Is spontaneity something one should be striving for? This question betrays an ordinary perspective in which ‘I’ got to decide where to put my energies and which goals I want to realize. Spontaneity is a structural condition, something that arises from the fundamental structure of experience itself (the difference between consciousness and its contents). Spontaneity is also something that is in the nature of this structure to realize, since consciousness that does not know itself is not fully conscious, and contents that are not recognized in their own difference from consciousness are not fully acknowledged as contents. Insofar as the structure of experience aims at actualizing itself fully, then it aims at realizing spontaneity. Hence, spontaneity is not something that one particular individual achieves, but rather something that occurs at some point in an individual setting as a result of an internal striving of the structure of experience itself towards its own self-realization.


However, from a point of view internal to this development, spontaneity appears to be realized through practice, namely, as the result of a methodical uncovering of the radical difference between consciousness and its contents. From the point of view of the structure of experience, this is just how the evolution takes place, namely, as an individual practicing for their own relinquishment and surrendering as an individual agent and controller of experience.
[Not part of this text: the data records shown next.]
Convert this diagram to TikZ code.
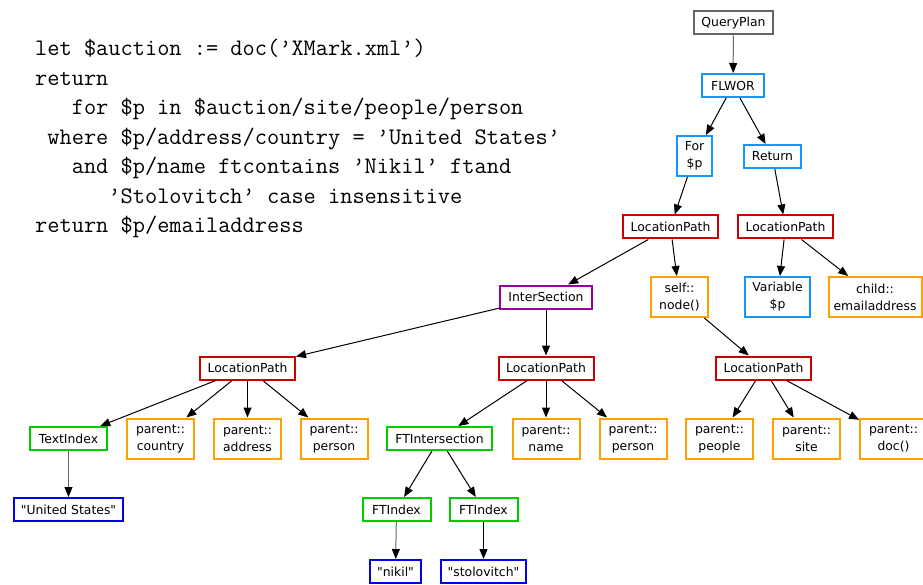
\documentclass[tikz,border=0pt]{standalone}
\usepackage{fontspec}
\newfontfamily\dvs{DejaVu Sans}
\usetikzlibrary{arrows.meta}
\definecolor{cgray}{RGB}{100,100,100}
\definecolor{csky}{RGB}{20,150,255}
\definecolor{cred}{RGB}{204,0,0}
\definecolor{cpurple}{RGB}{153,0,153}
\definecolor{corange}{RGB}{255,160,0}
\definecolor{cgreen}{RGB}{0,204,0}
\definecolor{cblue}{RGB}{0,0,238}
\begin{document}
\begin{tikzpicture}[x=1pt,y=-1pt,
  bx/.style={draw, line width=2pt, inner sep=0pt, align=center,
    font=\dvs\fontsize{12.4}{17}\selectfont, minimum height=23pt, fill=white},
  two/.style={minimum height=40pt},
  codeline/.style={anchor=base west, inner sep=0pt,
    font=\ttfamily\fontsize{23.7}{29.5}\selectfont},
  edge/.style={line width=1pt, -{Triangle[length=10pt,width=8pt,color=black]}},
  gedge/.style={edge, draw=black!60}
]
\useasboundingbox (0,0) rectangle (923,585);

% code
\node[codeline] (c1) at (35,56) {let \$auction := doc(’XMark.xml’)};
\node[codeline] (c2) at (35,85.5) {return};
\node[codeline] (c3) at (35,115) {\hphantom{xxx}for \$p in \$auction/site/people/person};
\node[codeline] (c4) at (35,144.5) {\hphantom{x}where \$p/address/country = ’United States’};
\node[codeline] (c5) at (35,174) {\hphantom{xxx}and \$p/name ftcontains ’Nikil’ ftand};
\node[codeline] (c6) at (35,203.5) {\hphantom{xxxxxx}’Stolovitch’ case insensitive};
\node[codeline] (c7) at (35,233) {return \$p/emailaddress};

% tree
\node[bx, draw=cgray, minimum width=79pt] (qp) at (733.5,23) {QueryPlan};
\node[bx, draw=csky, minimum width=62pt] (fl) at (733,85.5) {FLWOR};
\node[bx, two, draw=csky, minimum width=35pt] (for) at (694.5,156) {For\\\$p};
\node[bx, draw=csky, minimum width=57pt] (ret) at (772.5,156.5) {Return};
\node[bx, draw=cred, minimum width=95pt] (lpa) at (670.5,227) {LocationPath};
\node[bx, draw=cred, minimum width=95pt] (lpb) at (785.5,227) {LocationPath};
\node[bx, draw=cpurple, minimum width=92pt] (is) at (546,297) {InterSection};
\node[bx, two, draw=corange, minimum width=57pt] (self) at (679.5,297) {self::\\node()};
\node[bx, two, draw=csky, minimum width=65pt] (var) at (777.5,297) {Variable\\\$p};
\node[bx, two, draw=corange, minimum width=93pt] (child) at (875,297) {child::\\emailaddress};
\node[bx, draw=cred, minimum width=95pt] (lpc) at (247.5,368) {LocationPath};
\node[bx, draw=cred, minimum width=95pt] (lpd) at (546,368) {LocationPath};
\node[bx, draw=cred, minimum width=95pt] (lpe) at (763.5,368) {LocationPath};
\node[bx, draw=cgreen, minimum width=77pt] (ti) at (68.5,438.5) {TextIndex};
\node[bx, two, draw=corange, minimum width=67pt] (pco) at (160.5,438.5) {parent::\\country};
\node[bx, two, draw=corange, minimum width=67pt] (pad) at (247.5,438.5) {parent::\\address};
\node[bx, two, draw=corange, minimum width=67pt] (ppe) at (334,438.5) {parent::\\person};
\node[bx, draw=cgreen, minimum width=105pt] (fti) at (439.5,438.5) {FTIntersection};
\node[bx, two, draw=corange, minimum width=67pt] (pna) at (546,438.5) {parent::\\name};
\node[bx, two, draw=corange, minimum width=67pt] (ppf) at (633,438.5) {parent::\\person};
\node[bx, two, draw=corange, minimum width=67pt] (ppl) at (719.5,438.5) {parent::\\people};
\node[bx, two, draw=corange, minimum width=67pt] (psi) at (806.5,438.5) {parent::\\site};
\node[bx, two, draw=corange, minimum width=67pt] (pdo) at (893.5,438.5) {parent::\\doc()};
\node[bx, draw=cblue, minimum width=109pt] (us) at (68.5,509.5) {"United States"};
\node[bx, draw=cgreen, minimum width=68pt] (fa) at (396.5,509.5) {FTIndex};
\node[bx, draw=cgreen, minimum width=68pt] (fb) at (483.5,509.5) {FTIndex};
\node[bx, draw=cblue, minimum width=51pt] (ni) at (395.5,571.5) {"nikil"};
\node[bx, draw=cblue, minimum width=85pt] (st) at (483.5,571.5) {"stolovitch"};

% edges
\draw[gedge] (qp) -- (fl);
\draw[edge] (fl) -- (for);
\draw[edge] (fl) -- (ret);
\draw[edge] (for) -- (lpa);
\draw[edge] (ret) -- (lpb);
\draw[edge] (lpa) -- (is);
\draw[edge] (lpa) -- (self);
\draw[edge] (lpb) -- (var);
\draw[edge] (lpb) -- (child);
\draw[edge] (is) -- (lpc);
\draw[edge] (is) -- (lpd);
\draw[edge] (self) -- (lpe);
\draw[edge] (lpc) -- (ti);
\draw[edge] (lpc) -- (pco);
\draw[edge] (lpc) -- (pad);
\draw[edge] (lpc) -- (ppe);
\draw[gedge] (ti) -- (us);
\draw[edge] (lpd) -- (fti);
\draw[edge] (lpd) -- (pna);
\draw[edge] (lpd) -- (ppf);
\draw[edge] (fti) -- (fa);
\draw[edge] (fti) -- (fb);
\draw[gedge] (fa) -- (ni);
\draw[edge] (fb) -- (st);
\draw[edge] (lpe) -- (ppl);
\draw[edge] (lpe) -- (psi);
\draw[edge] (lpe) -- (pdo);
\end{tikzpicture}
\end{document}
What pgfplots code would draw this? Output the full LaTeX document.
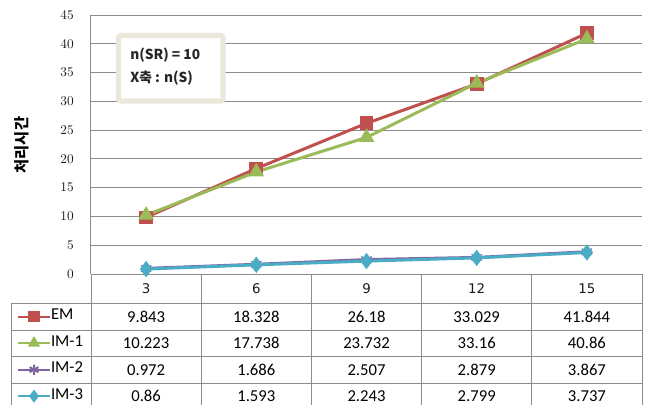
\documentclass[border=0pt]{standalone}
\usepackage{fontspec}
\setmainfont{Carlito}
\newfontfamily\kr{Noto Sans CJK KR}
\newfontfamily\dv{DejaVu Sans}
\usepackage{pgfplots}
\pgfplotsset{compat=1.18}
\usetikzlibrary{shadows}
\definecolor{cEM}{HTML}{C0504D}
\definecolor{cIa}{HTML}{9BBB59}
\definecolor{cIb}{HTML}{8064A2}
\definecolor{cIc}{HTML}{4BACC6}
\definecolor{gridc}{HTML}{8C8C8C}
\definecolor{boxc}{HTML}{EAE8DA}
\begin{document}
\begin{tikzpicture}
\begin{axis}[
  name=ax,
  scale only axis, width=413.25bp, height=194.25bp,
  xmin=0, xmax=5, ymin=0, ymax=45,
  ytick={0,5,...,45},
  xtick={0.5,1.5,2.5,3.5,4.5},
  xticklabels={3,6,9,12,15},
  major tick length=0pt,
  axis lines*=left,
  axis line style={gridc, line width=0.75bp},
  ymajorgrids, grid style={gridc, line width=0.75bp},
  yticklabel style={font=\dv\fontsize{10bp}{12bp}\selectfont, text=black!90, anchor=east, inner sep=0pt, xshift=-12.75bp},
  xticklabel style={font=\dv\fontsize{10bp}{12bp}\selectfont, text=black!90, anchor=center, inner sep=0pt, yshift=-11.25bp},
  ylabel={\kr\bfseries 처리시간},
  ylabel style={at={(rel axis cs:-0.125,0.498)}, anchor=center, font=\fontsize{11.5bp}{13bp}\selectfont},
  clip=false,
  legend cell align=left,
  legend image code/.code={\draw[mark repeat=2,mark phase=2,#1,line width=1.5bp,mark options={scale=0.85}] plot coordinates {(1.5bp,0bp)(13.5bp,0bp)(25.5bp,0bp)};},
  legend style={at={(rel axis cs:-0.1343,-0.131)}, anchor=north west, draw=none, fill=none,
    inner sep=0pt, outer sep=0pt, row sep=6.9bp,
    font=\fontsize{12.5bp}{14bp}\selectfont,
    nodes={inner sep=0pt, text height=9bp, text depth=4bp}},
]
\addplot[cEM, line width=2.25bp, mark=square*, mark size=4bp] coordinates {(0.5,9.843)(1.5,18.328)(2.5,26.18)(3.5,33.029)(4.5,41.844)};
\addlegendentry{EM}
\addplot[cIa, line width=2.25bp, mark=triangle*, mark size=4.6bp] coordinates {(0.5,10.223)(1.5,17.738)(2.5,23.732)(3.5,33.16)(4.5,40.86)};
\addlegendentry{IM-1}
\addplot[cIb, line width=2.25bp, mark=asterisk, mark size=4.5bp, mark options={line width=0.9bp}] coordinates {(0.5,0.972)(1.5,1.686)(2.5,2.507)(3.5,2.879)(4.5,3.867)};
\addlegendentry{IM-2}
\addplot[cIc, line width=2.25bp, mark=diamond*, mark size=4.3bp] coordinates {(0.5,0.86)(1.5,1.593)(2.5,2.243)(3.5,2.799)(4.5,3.737)};
\addlegendentry{IM-3}
\end{axis}
\begin{scope}[shift={(ax.south west)}, x=0.75bp, y=-0.75bp, shift={(-91,-274)}]
  % table grid
  \begin{scope}[gridc, line width=0.75bp]
    \foreach \xx in {91,201.2,311.4,421.6,531.8,642} \draw (\xx,274) -- (\xx,405);
    \foreach \yy in {303,330,356,383} \draw (12,\yy) -- (642,\yy);
    \draw (12,303) -- (12,405);
  \end{scope}
  % table values
  \begin{scope}[font=\fontsize{12.5bp}{14bp}\selectfont]
    \foreach \v [count=\i from 0] in {9.843,18.328,26.18,33.029,41.844} \node at (146.1+110.2*\i,317) {\v};
    \foreach \v [count=\i from 0] in {10.223,17.738,23.732,33.16,40.86} \node at (146.1+110.2*\i,343) {\v};
    \foreach \v [count=\i from 0] in {0.972,1.686,2.507,2.879,3.867} \node at (146.1+110.2*\i,370) {\v};
    \foreach \v [count=\i from 0] in {0.86,1.593,2.243,2.799,3.737} \node at (146.1+110.2*\i,396) {\v};
  \end{scope}
  % annotation box
  \draw[rounded corners=2bp, fill=white, draw=boxc, line width=4bp,
        drop shadow={shadow xshift=1.2bp, shadow yshift=-1.2bp, opacity=0.25}]
        (118.5,35.5) rectangle (223,101);
  \node[anchor=west, inner sep=0pt, font=\kr\bfseries\fontsize{10.3bp}{12bp}\selectfont, text=black!85] at (130,55) {n(SR) = 10};
  \node[anchor=west, inner sep=0pt, font=\kr\bfseries\fontsize{10.3bp}{12bp}\selectfont, text=black!85] at (130,78) {X축 : n(S)};
  \pgfresetboundingbox
  \path[use as bounding box] (0,0) rectangle (648,405);
\end{scope}
\end{tikzpicture}
\end{document}
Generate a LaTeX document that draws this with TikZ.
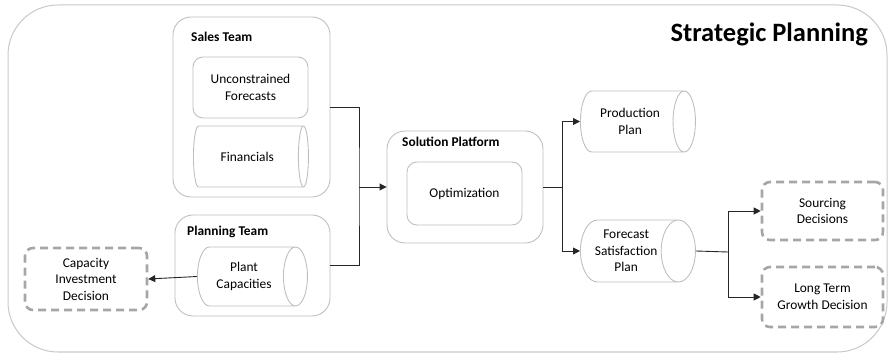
\documentclass[tikz,border=0pt]{standalone}
\usepackage{fontspec}
\setmainfont{Carlito}
\usetikzlibrary{arrows.meta,shapes.geometric}
\definecolor{boxgrey}{RGB}{191,191,191}
\definecolor{dashgrey}{RGB}{166,166,166}
\definecolor{framegrey}{RGB}{200,200,200}

\begin{document}
\begin{tikzpicture}[x=1pt,y=-1pt,
  every node/.style={font=\fontsize{13.4}{16.5}\selectfont,align=center,inner sep=2pt},
  grp/.style={draw=boxgrey,line width=0.9pt,rounded corners=18pt},
  item/.style={draw=boxgrey,line width=0.9pt,rounded corners=10pt,minimum width=115pt,minimum height=61pt},
  store/.style={draw=boxgrey,line width=0.9pt,cylinder,aspect=0.75,minimum height=115pt,minimum width=61pt,anchor=west},
  outcome/.style={draw=dashgrey,line width=2.6pt,dash pattern=on 8pt off 5pt,rounded corners=8pt,minimum width=121pt,minimum height=59pt},
  lbl/.style={font=\fontsize{13.4}{16.5}\selectfont\bfseries,anchor=west},
  link/.style={line width=0.9pt,draw=black!85},
  tip/.style={link,-{Triangle[length=7pt,width=7pt]}}]
  \useasboundingbox (0,0) rectangle (889,355);
  \draw[framegrey,line width=1pt,rounded corners=50pt] (8,5) rectangle (887,352);
  \node[font=\fontsize{26.5}{30}\selectfont\bfseries,anchor=east] (title) at (870,34) {Strategic Planning};

  \node[grp,minimum width=157pt,minimum height=180pt] (sales) at (251.5,107) {};
  \node[lbl] (salesl) at (189,37) {Sales Team};
  \node[item] (unc) at (250.5,87.5) {Unconstrained\\Forecasts};
  \node[store] (fin) at (193,156.5) {Financials};

  \node[grp,minimum width=155pt,minimum height=101pt] (planteam) at (252.5,265.5) {};
  \node[lbl] (planl) at (185,232) {Planning Team};
  \node[store,minimum height=110pt,minimum width=59pt] (cap) at (197,276.5) {Plant\\Capacities};
  \node[outcome,minimum width=122pt,minimum height=62pt] (capinv) at (86,279) {Capacity\\Investment\\Decision};

  \node[grp,minimum width=156pt,minimum height=112pt] (solution) at (465,187) {};
  \node[lbl] (soll) at (400,142) {Solution Platform};
  \node[item,minimum height=63pt] (opt) at (464.5,193.5) {Optimization};

  \node[store] (prod) at (580,121.5) {Production\\Plan};
  \node[store,minimum width=62pt] (fsp) at (580,251) {Forecast\\Satisfaction\\Plan};

  \node[outcome,minimum height=58pt] (sourcing) at (822.5,211) {Sourcing\\Decisions};
  \node[outcome,minimum height=60pt] (longterm) at (822.5,297) {Long Term\\Growth Decision};

  \coordinate (jl) at (359,187);
  \coordinate (jr) at (562,187);
  \coordinate (jf) at (728,252);
  \draw[link] (sales.east) -| (jl) |- (planteam.east);
  \draw[tip] (jl) -- (solution.west);
  \draw[link] (solution.east) -- (jr);
  \draw[tip] (jr) |- (prod.west);
  \draw[tip] (jr) |- (fsp.west);
  \draw[link] (fsp.east) -- (jf);
  \draw[tip] (jf) |- (sourcing.west);
  \draw[tip] (jf) |- (longterm.west);
  \draw[tip] (cap.west) -- (capinv.east);
\end{tikzpicture}
\end{document}
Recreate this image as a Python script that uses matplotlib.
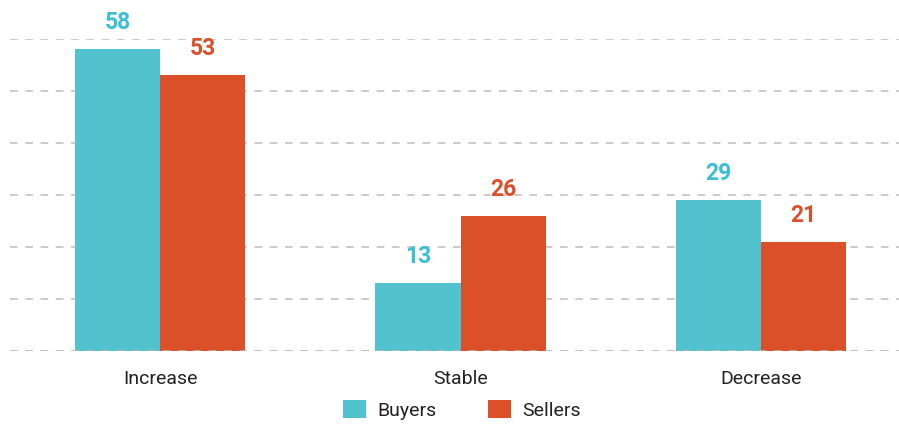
import matplotlib
matplotlib.use("Agg")
import matplotlib.pyplot as plt
import numpy as np

categories = ["Increase", "Stable", "Decrease"]
buyers = [58, 13, 29]
sellers = [53, 26, 21]
series_names = ["Buyers", "Sellers"]
yticks = [0, 10, 20, 30, 40, 50, 60]

bar_colors = ["#52C3CE", "#DB5028"]
label_colors = ["#3DBFD3", "#D9502A"]

plt.rcParams['font.family'] = ['Roboto', 'DejaVu Sans']

fig = plt.figure(figsize=(8.99, 4.25), dpi=100)
ax = fig.add_axes([10/899, (425-351)/425, 889/899, (351-39)/425])

x = np.arange(len(categories))
w = 0.284
b1 = ax.bar(x - w/2, buyers, w, color=bar_colors[0], label=series_names[0], zorder=2)
b2 = ax.bar(x + w/2, sellers, w, color=bar_colors[1], label=series_names[1], zorder=2)

for bars, vals, c in [(b1, buyers, label_colors[0]), (b2, sellers, label_colors[1])]:
    for r, v in zip(bars, vals):
        ax.annotate(str(v), (r.get_x() + r.get_width()/2, v), xytext=(0, 11),
                    textcoords="offset points", ha="center", va="bottom",
                    fontsize=16.5, fontweight="bold", color=c, clip_on=False)

ax.set_xlim(-0.5, 2.46)
ax.set_ylim(0, 60)
ax.set_yticks(yticks)
ax.yaxis.grid(True, color="#BDBDBD", linestyle=(0, (5, 5)), linewidth=1.1, zorder=0)
ax.axhline(0, color="#BDBDBD", linestyle=(0, (5, 5)), linewidth=1.1, zorder=3)
ax.tick_params(axis="y", left=False, labelleft=False)
ax.tick_params(axis="x", bottom=False, labelsize=14, colors="#222222", pad=10)
ax.set_xticks(x)
ax.set_xticklabels(categories)
for s in ax.spines.values():
    s.set_visible(False)

fig.legend(handles=[b1, b2], labels=series_names, loc="center",
           bbox_to_anchor=(462/899, 0.035), ncol=2, frameon=False,
           fontsize=14, handlelength=1.2, handleheight=1.0, columnspacing=2.6,
           handletextpad=0.6, labelcolor="#222222", borderpad=0.2)

fig.savefig("out.png", dpi=100)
What does this practice involve? The goal of practice is the full acknowledgement of the radical and structural difference between consciousness and its contents, which discloses natural spontaneity. This difference is mystified and ignored through all those attitudes that presuppose the opposite, namely, appropriation, ownership, and control of a subject over their own experience. Most of these attitudes build upon each other and create complex structures, made of feelings, emotions, perceptions, memories.


A first stage of practice consists in peeling out these structures, by weakening any concerns for particular objects and undermine the habitual forms of reactivity to them aimed at manipulating and steering the external conditions. This first stage results in an increased sensitivity and interest for understanding the structure of experience itself, rather than any specific content of experience.


The second stage proceeds in this investigation by undermining the basic forms of identification between consciousness and contents. The grosser form of identification is the identification with a physical body, hence the first step consists in dissolving this identification between conscious experience and the body, realizing that the body itself is just a content of consciousness. A subtler form of identification concerns the domain of feelings and intentions, or all those movements in which one performs the role of an agent or doer. A second step thus investigates this domain by uncovering the fact that is possible to dispense entirely with this role and that one can experience without having to control experience itself. An even subtler form of identification concerns the understanding itself. Intelligence allows one to interpret experience, to observe it, to know it. Hence, one ordinarily identifies as the ‘observer’ of experience or with one’s own understanding or intelligence. A third step consists in refining this experience of the understanding to the point that it can appear in its emptiest and purest form, as just pure understanding that there is experience. Then one can acknowledge that even this understanding is still a subtle action, an unfolding, hence a content that is acknowledged and experienced within something broader, namely, consciousness itself. Having relinquished even identification with the observer, anything in the whole field of experience becomes opaque to consciousness, in the sense that it becomes like a mirror, which reflects what consciousness is not: not a body, not a doer, not an intelligence. In this mirror, consciousness can recognize itself by recognizing what it is not, while at the same time, all contents are also acknowledged for what they are, via the acknowledgment of what they are not. Here, ignorance ceases, spontaneity occurs.